Native Amerikkkan Genocide

Gordon Fitch gcf at panix.com
Sat May 11 11:28:44 PDT 2002


Michael Pugliese:
> Though I did not find her e-mail address on the Carr Center's website I did
> find a general one. I sent the thread. Let's see if the haute bourgeoisie
> mandarins repond.

Good luck. I'm sure I'm beneath their radar. At least, I certainly hope so.


> You are an anarchist Gordon, so, this following comment is
> reaaaaaaaallllllllyyyyyy baiting. (I've been in the most snarlacious mood
> lately!) But, your reaction reminds me of the apocryphal story about the
> Stalinist in the thirties confronted by a Trotskyist or a left-liberral over
> the Purge Trials in Moscow. "I hear they lynch Blacks in the South!"
> The continual refrain since the 60's on the left about Amerikkka being on
> the wrong side of history and backing the wrong sidee in civil/revolutionary
> etc. etc. ...

But I wasn't in raging-left-deviationist mode. I could have been a most mandarin-, Natural-Aristocracy-worshipping liberal and noticed the rather large hole in the article I saw in the _NYRB_. If I put the terms "America" and "genocide" together, the first thing that pops into my mind certainly isn't the Tasmanians or the Armenians; it's the American Indians and the millions lost in the slavery system (including the rigors of the Middle Passage). What if I were a German and wrote an article titled "Germany and Genocide" as if nothing happened before, say, 1980? I think someone might have had some doubts about my approach.

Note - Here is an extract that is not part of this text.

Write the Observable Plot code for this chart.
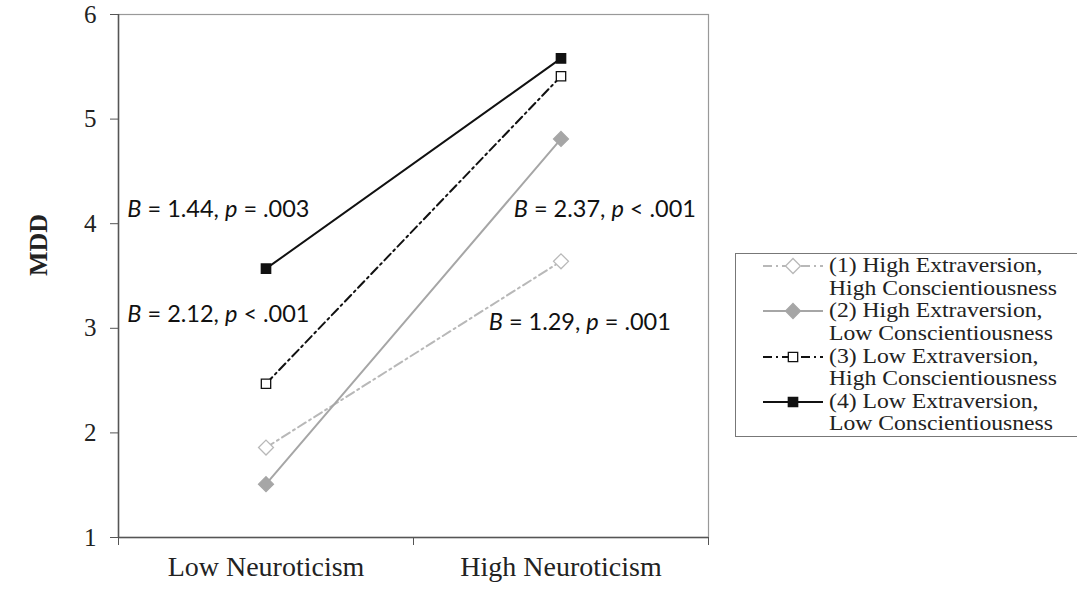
<!DOCTYPE html>
<html>
<head>
<meta charset="utf-8">
<script src="https://cdn.jsdelivr.net/npm/d3@7"></script>
<script src="https://cdn.jsdelivr.net/npm/@observablehq/plot@0.6"></script>
<style>
  html, body { margin: 0; padding: 0; background: #fff; }
  #wrap { position: relative; width: 1077px; height: 592px; overflow: hidden; }
  #legend { position: absolute; left: 735px; top: 253px; width: 345px; height: 184px;
    border: 1px solid #777; box-sizing: border-box; font-family: "Liberation Serif", serif;
    font-size: 21.5px; color: #222; padding-top: 0px; }
  .entry { display: flex; align-items: flex-start; height: 45.3px; }
  .entry svg { flex: none; margin-left: 26px; margin-right: 5px; margin-top: 1px; }
  .entry .lbl { white-space: nowrap; transform: scaleX(1.1); transform-origin: left center; }
  .entry .ln { line-height: 22.6px; height: 22.6px; }
</style>
</head>
<body>
<div id="wrap"></div>
<script>
// ---- data ----
const categories = ["Low Neuroticism", "High Neuroticism"];
const seriesLabels = [
  ["(1) High Extraversion,", "High Conscientiousness"],
  ["(2) High Extraversion,", "Low Conscientiousness"],
  ["(3) Low Extraversion,", "High Conscientiousness"],
  ["(4) Low Extraversion,", "Low Conscientiousness"]
];
const series1 = [1.86, 3.64];
const series2 = [1.51, 4.81];
const series3 = [2.47, 5.41];
const series4 = [3.57, 5.58];
const yTicks = [1, 2, 3, 4, 5, 6];
const annotationText = ["B = 1.44, p = .003", "B = 2.12, p < .001", "B = 2.37, p < .001", "B = 1.29, p = .001"];
const annotationX = [0.03, 0.03, 1.34, 1.255];
const annotationY = [4.14, 3.13, 4.14, 3.06];

// ---- styles ----
const serif = "Liberation Serif, Times New Roman, serif";
const styles = [
  {stroke: "#b8b8b8", dash: "9,4,2,4", symbol: "diamond2", fill: "white", r: 4.2},
  {stroke: "#a6a6a6", dash: null, symbol: "diamond2", fill: "#a6a6a6", r: 4.2},
  {stroke: "#111", dash: "9,4,2,4", symbol: "square", fill: "white", r: 3.3},
  {stroke: "#111", dash: null, symbol: "square", fill: "#111", r: 3.3}
];
const allSeries = [series1, series2, series3, series4];
const rows = allSeries.map((vals, s) => vals.map((v, i) => ({s, x: i + 0.5, y: v})));

const lineMarks = [];
rows.forEach((data, s) => {
  const st = styles[s];
  lineMarks.push(Plot.line(data, {x: "x", y: "y", stroke: st.stroke, strokeWidth: 2, strokeDasharray: st.dash}));
});
rows.forEach((data, s) => {
  const st = styles[s];
  lineMarks.push(Plot.dot(data, {x: "x", y: "y", symbol: st.symbol, r: st.r * 1.6, stroke: st.stroke, strokeWidth: 1.3, fill: st.fill}));
});

const ann = annotationText.map((t, i) => ({t, x: annotationX[i], y: annotationY[i]}));

const chart = Plot.plot({
  width: 1077, height: 592,
  marginLeft: 118, marginRight: 369, marginTop: 14, marginBottom: 55,
  x: {type: "linear", domain: [0, 2]},
  y: {domain: [1, 6]},
  style: {background: "white", fontFamily: serif, color: "#222"},
  marks: [
    Plot.frame({stroke: "#999", strokeWidth: 1.2}),
    Plot.ruleX([0], {stroke: "#555", strokeWidth: 1.5}),
    Plot.ruleY([1], {stroke: "#555", strokeWidth: 1.5}),
    Plot.axisY({ticks: yTicks, tickSize: 8, tickPadding: 14, fontSize: 25, fontFamily: serif,
      tickFormat: d => String(d), label: null, stroke: "#555"}),
    Plot.axisX({ticks: [0, 1, 2], tickSize: 8, tickFormat: () => "", label: null, stroke: "#555"}),
    Plot.axisX({ticks: [0.5, 1.5], tickSize: 0, tickPadding: 19, fontSize: 28, fontFamily: serif, label: null,
      tickFormat: d => categories[Math.floor(d)]}),
    ...lineMarks,
    Plot.text(ann, {x: "x", y: "y", text: "t", textAnchor: "start", fontSize: 23.5,
      fontFamily: "Lato, sans-serif", fill: "#111", className: "ann"}),
    Plot.text(["MDD"], {frameAnchor: "left", dx: -80, rotate: -90, fontWeight: "bold", fontSize: 26,
      fontFamily: serif, fill: "#222"})
  ]
});

// italicize B and p in annotations
d3.select(chart).selectAll(".ann text").each(function() {
  const el = d3.select(this);
  const txt = el.text();
  el.text(null);
  txt.split(/(\bB\b|\bp\b)/).forEach(p => {
    if (!p) return;
    const ts = el.append("tspan").text(p);
    if (p === "B" || p === "p") ts.attr("font-style", "italic");
  });
});

const wrap = document.getElementById("wrap");
wrap.appendChild(chart);

// legend
const legend = document.createElement("div");
legend.id = "legend";
seriesLabels.forEach((lbl, s) => {
  const st = styles[s];
  const entry = document.createElement("div");
  entry.className = "entry";
  const svg = d3.create("svg").attr("width", 62).attr("height", 22);
  svg.append("line").attr("x1", 1).attr("x2", 61).attr("y1", 11).attr("y2", 11)
    .attr("stroke", st.stroke).attr("stroke-width", 2).attr("stroke-dasharray", st.dash);
  const sym = st.symbol === "square" ? d3.symbolSquare : d3.symbolDiamond2;
  const rr = st.r * 1.6;
  svg.append("path").attr("d", d3.symbol(sym, Math.PI * rr * rr)())
    .attr("transform", "translate(31,11)")
    .attr("stroke", st.stroke).attr("stroke-width", 1.3).attr("fill", st.fill);
  entry.appendChild(svg.node());
  const l = document.createElement("div");
  l.className = "lbl";
  lbl.forEach(t => {
    const ln = document.createElement("div");
    ln.className = "ln";
    ln.textContent = t;
    l.appendChild(ln);
  });
  entry.appendChild(l);
  legend.appendChild(entry);
});
wrap.appendChild(legend);
</script>
</body>
</html>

The stuff about how I'm too utopian for practical political work is completely irrelevant. It is "utopian" pressure on the established order that makes any kind of leftist struggle or progress possible. But in any case, my criticism was not from a particularly utopian perspective.


> ...
> >political mind? I'm not moralizing here; I find the omission
> >peculiar and troubling for the most self-centered, practical
> >reason: it indicates to me that there are large, important
> >holes in the metaphorical heads of our leadership, either
> >because they actually think this way or they think they can
> >pretend they do. (Not that I haven't gotten this idea
> >before.)

Peter K.:
> I think she was just focusing on more recent history. I graduated
> high school in '88 and remember reading in textbooks about
> what happened to the American Indians. And perhaps while it
> wasn't as self-flagellating as you may wish it was, it did prepare
> the student to go on and read books like Zinn's History of the American
> People. So I don't see any hole.

I don't see a recognition of directly relevant facts as self-flagellation. It seems like an odd word to use in this context.

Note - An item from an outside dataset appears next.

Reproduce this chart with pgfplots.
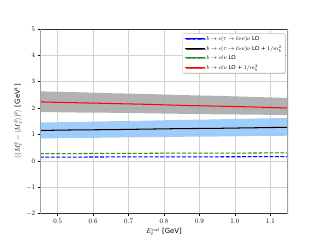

> >The review in the _Nation_ tried to get at this by another
> >route, I suppose, in noting that Powers's attention to
> >intervention was very selective. But that is what I expect:
> >the leadership are people who desire power, especially over
> >other people, or they wouldn't be the leadership; if they
> >desire power, they will notice and publicize what serves this
> >power and downplay or omit what opposes or undermines it.

Peter K.:
> This is true in general, but why then does Powers write about the US's recent crimes?
> (from the Nation review):
> "But as Power illustrates, it was not simply that the United States did nothing. Often Washington
> indirectly and directly aided the genocidaires. ... etc."

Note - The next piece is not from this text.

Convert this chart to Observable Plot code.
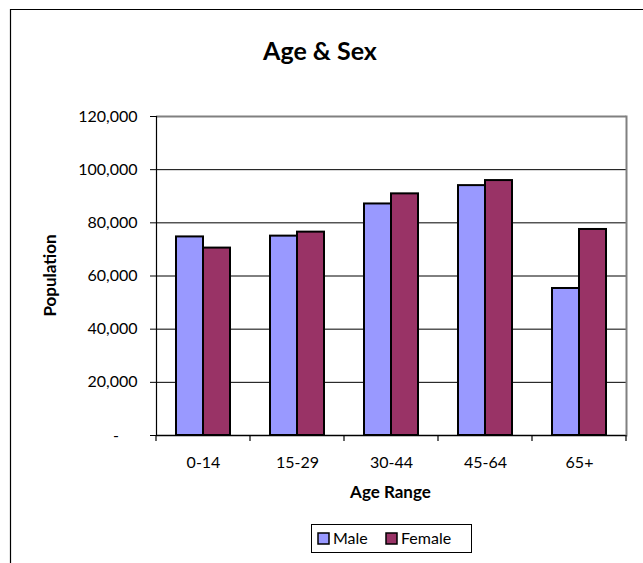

Because Powers is writing at a higher level than pure propaganda. One can see the informational agencies of the bourgeoisie, including academia, the media, public relations and advertising, and the relevant parts of the government, as structured into layers, where each layer lies or at least propagandizes the layer below it, but tries to be truthful with its peers and those above it. At a level of nearly complete ignorance, like the big-city tabloid press or network television, the material is almost purely propaganda. But Powers's layer, when writing in the _NYRB_, is not like the _New_York_Post_ layer; on this layer, the U.S. _can_ be said to do wrong. Most specifically, it can fail to intervene (imperialize) vigorously enough and may even back the wrong guys _at_times_. These errors can be corrected, not by retiring from imperialism, but by pursuing it even more vigorously and intelligently. This is why I found the omission of the extermination of the American Indians curious; it seems like something the author would want to take care of somehow, if only in passing, just as a German advocating intervention in Yugoslavia or wherever would want to take care of _his_ little historical problem.

(Perhaps Powers does so in the book; as I said, I'm going by just the article in the _NYRB_. I wouldn't be surprised at all to learn that the established intellectual order had boxed up the American Indian and slavery questions so elegantly that they could dealt with by a few words or even a convenient glyph. Maybe a little black Unhappy Face -- but I digress.)

Peter K.:
> As far as leaders go, I liked Zizek's comments on anarchism in Doug's
> recent interview.

You mean the part about the "secret masters"? I thought it was pretty funny. Best read in uniform, boots well polished, with Laibach blasting out of the stereo.